Badran and his team aimed to devise a straightforward plug-and-play approach that would exclusively incorporate the desired non-canonical amino acid(s) into specific locations within a target protein, without interfering with the cell’s normal functions or needing a full genome edit. This called for employing tRNA that was unassigned to any amino acids. Their breakthrough involved utilizing a four-nucleotide codon.
The team recognized that in certain instances—like bacteria rapidly evolving to resist antibiotics—four-nucleotide codons had emerged through natural processes. Thus, in their research, they investigated what prompted cells to utilize a four-nucleotide codon instead of the typical three. They found that the sequences surrounding the four-base codon were crucial; frequently used codons aided the cell in reading a four-nucleotide codon to incorporate a non-canonical amino acid.
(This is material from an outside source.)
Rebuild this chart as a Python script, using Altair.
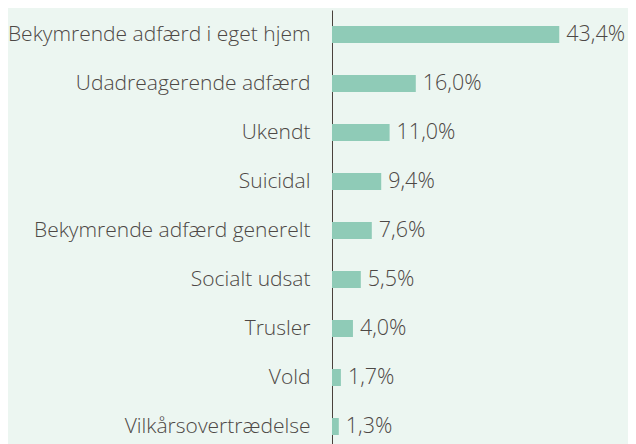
import altair as alt
import pandas as pd

categories = [
    "Bekymrende adfærd i eget hjem",
    "Udadreagerende adfærd",
    "Ukendt",
    "Suicidal",
    "Bekymrende adfærd generelt",
    "Socialt udsat",
    "Trusler",
    "Vold",
    "Vilkårsovertrædelse",
]
values = [43.4, 16.0, 11.0, 9.4, 7.6, 5.5, 4.0, 1.7, 1.3]
labels = ["43,4%", "16,0%", "11,0%", "9,4%", "7,6%", "5,5%", "4,0%", "1,7%", "1,3%"]

df = pd.DataFrame({"cat": categories, "val": values, "lab": labels})

TEXT = "#4d4845"
FONT = "Open Sans"

y = alt.Y(
    "cat:N",
    sort=categories,
    title=None,
    scale=alt.Scale(paddingInner=0.65, paddingOuter=0.325),
    axis=alt.Axis(
        domainColor="#4a413c",
        domainWidth=1,
        ticks=False,
        labelPadding=22,
        labelFont=FONT,
        labelFontSize=21,
        labelFontWeight=300,
        labelColor=TEXT,
        labelLimit=400,
    ),
)
x = alt.X("val:Q", scale=alt.Scale(domain=[0, 55]), axis=None)

bars = alt.Chart(df).mark_bar(color="#8fcbb7", size=17).encode(x=x, y=y)
text = alt.Chart(df).mark_text(
    align="left", baseline="middle", dx=7, font=FONT, fontSize=21.5,
    fontWeight=300, color=TEXT
).encode(x=x, y=y, text="lab:N")

chart = (
    (bars + text)
    .properties(
        width=288,
        height=441,
        background="#ecf6f1",
        autosize=alt.AutoSizeParams(type="none"),
        padding={"left": 324, "top": 2, "right": 8, "bottom": 0},
    )
    .configure_view(stroke=None)
)

chart.save("out.html", embed_options={"renderer": "svg", "actions": False})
Badran’s group subsequently assessed whether they could modify the sequence of a single gene to include a new four-nucleotide codon that the cell would accurately utilize. Their approach succeeded: by framing a target site with three-letter, commonly-used codons and maintaining adequate levels of the four-nucleotide tRNA, the cell integrated any new amino acid linked to the corresponding four-letter tRNA. The research team repeated their experiment with 12 different four-nucleotide codons, ultimately using this methodology to design more than 100 new cyclic peptides—known as macrocycles—with up to three non-canonical amino acids in each.
“These cyclic peptides resemble bioactive small molecules that can be found in nature,” says Badran. “By leveraging the programmability of protein synthesis and the variety of available building blocks through this approach, we can create novel small molecules that have promising applications in drug discovery.”
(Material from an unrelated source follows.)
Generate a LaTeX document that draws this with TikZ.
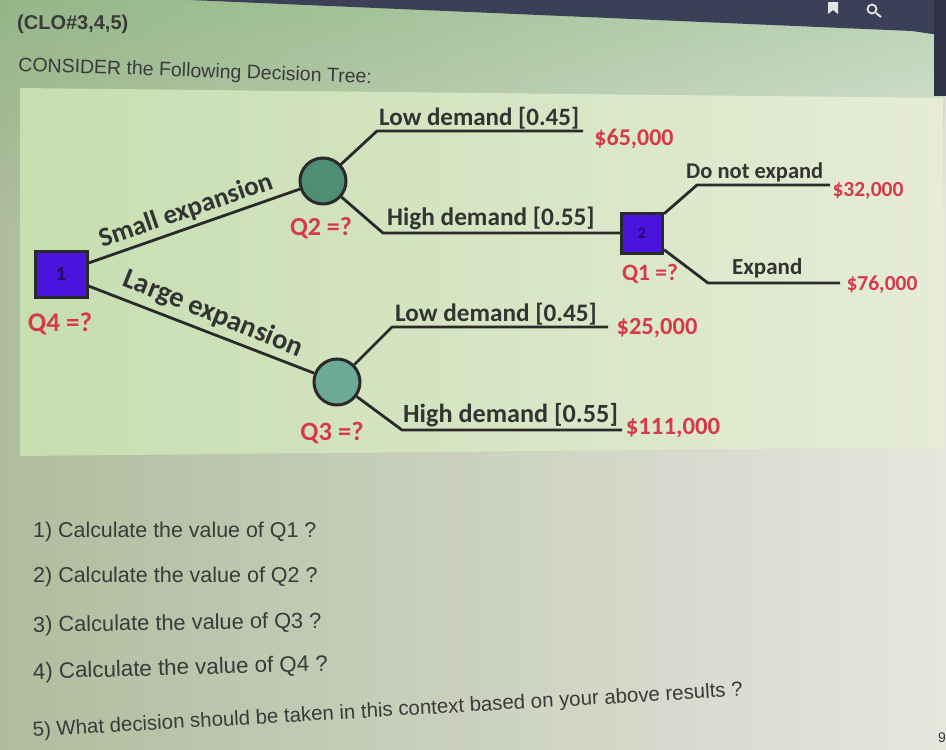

He adds that compared to earlier methodologies for incorporating non-canonical amino acids, this new strategy is user-friendly since it requires modifying just one gene instead of altering the entire genome of the cell. Furthermore, more non-canonical amino acids could be utilized in a single protein due to the higher number of available four-nucleotide codons as opposed to three-nucleotide codons.
“Our findings indicate that it is now feasible to efficiently and effectively integrate non-canonical amino acids at various sites in a wide range of proteins,” notes Badran. “We are enthusiastic about the potential this holds for our continuing research and for sharing this ability with the broader scientific community.”
He highlights that this technique might serve to re-engineer existing proteins or generate entirely new ones, which could be beneficial across various sectors, including healthcare, manufacturing, and chemical detection.
This research was supported by funding from the National Institutes of Health (DP5-OD024590), the Research Corporation for Science Advancement, the Sloan Foundation (G-2023-19625), the Thomas Daniel Innovation Fund (627163_1), an Abdul Latif Jameel Water and Food Systems Lab Grand Challenge Award (GR000141-S6241), a Breakthrough Energy Explorer Grant (GR000056), the Foundation for Food & Agriculture Research (28-000578), a Homeworld Collective Garden Grant (GR000129), the Army Research Office (81341- BB-ECP), the Hope Funds for Cancer Research (HFCR-23-03-01), a Skaggs-Oxford Scholarship, and a Fletcher Jones Foundation Fellowship.